Typical Seller/Owner Financing Terms

2 Replies

My partner and I are looking at a few small (2-4 units each) off-market multi-family deals. The current owner(s) have expressed interest in doing seller financing which is fine by us. With that said, what are the typical terms (i.e. length of note, down payment % - if any, interest rate) for these size deals? I know this is dependent on the current owner(s) personal financing goals but there has to be some normalized trends in this space. Also, if it helps, the deals are in the STL area.

Great question, but there is no such things as typical in the world of creative finance. The agreement that you craft will be unique. It can include a down payment but it doesn't have to include one. I almost never offer a down payment. I sometimes have to give one because the seller wont budge, but I sure as heck wont offer it first.

The payment terms are up to you. You need to focus on making an offer that gives you sufficient cash flow at a minimum.  Focus on that detail. Your monthly payment has to be a number that will cash flow.   

As for interest and length, again this is totally flexible.  I almost always make an offer at zero interest.  I do this by simply dividing the agreed upon purchase price by the amount of my cash flowing payment, and see how many months that is. The seller might speak up and ask for interest, if he does, we will negotiate that.  I will typically look at bank interest rates, and offer that amount.  The seller might also ask for a balloon. That is another negotiation. I want as long as possible, but I wont kill a good deal over a balloon payment. The consideration that I have here is that the balloon has to give me enough seasoning time to be able to REFI out. 

Just to get your brain juices working, there are a bunch of other things you can do with creative offers.  You can give the seller something instead of cash as a down payment.  If he likes to fish, and you find out that he wants to use the down payment money to buy a boat, you can offer him a used fishing boat and get credit for that as a down payment.  This gets sexy when you buy a boat for 15k and get 25k credit towards your purchase.  what you paid for the boat is none of his business.  

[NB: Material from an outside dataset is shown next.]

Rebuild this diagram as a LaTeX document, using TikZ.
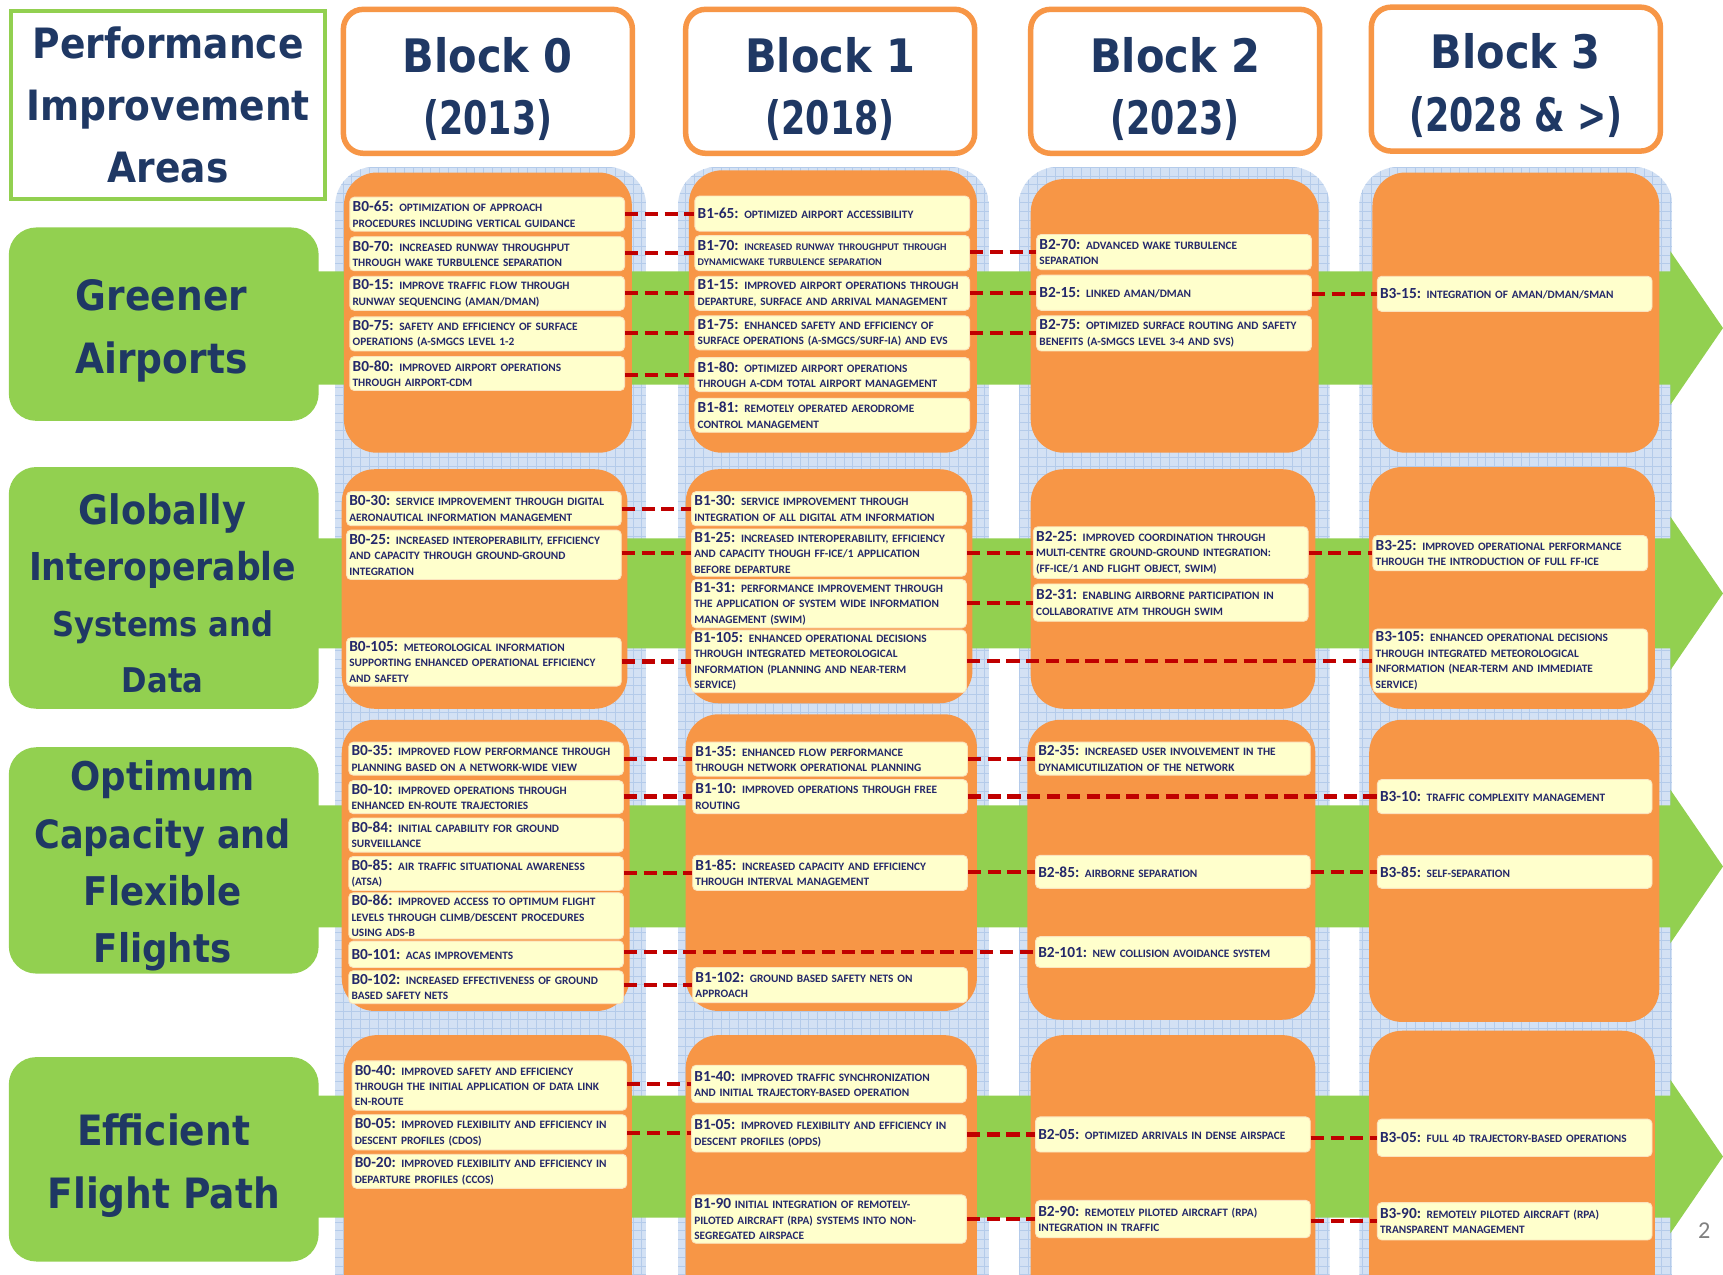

You can also delay payments if the property needs work.  Say, you ask for a 6 month delay until the first payment is due, while you upgrade the property    An owner in distress will agree to that offer. 

The only limitation on a creative finance offer is your creativity.  

Start by asking the owner, "what is the least you can accept per month, if I agree to pay your asking price?  Then follow up with, what is the lowest price you will accept?  and go forward from there. 

@Adam Flaugher really good question. Seller financing can be great for multiple reasons, and everything is negotiable. I typically ask for 5 yrs at 5% interest, interest only payments with a balloon at the end. Try to negotiate a small down and as mentioned above ask for deferred payments for 6-12 months.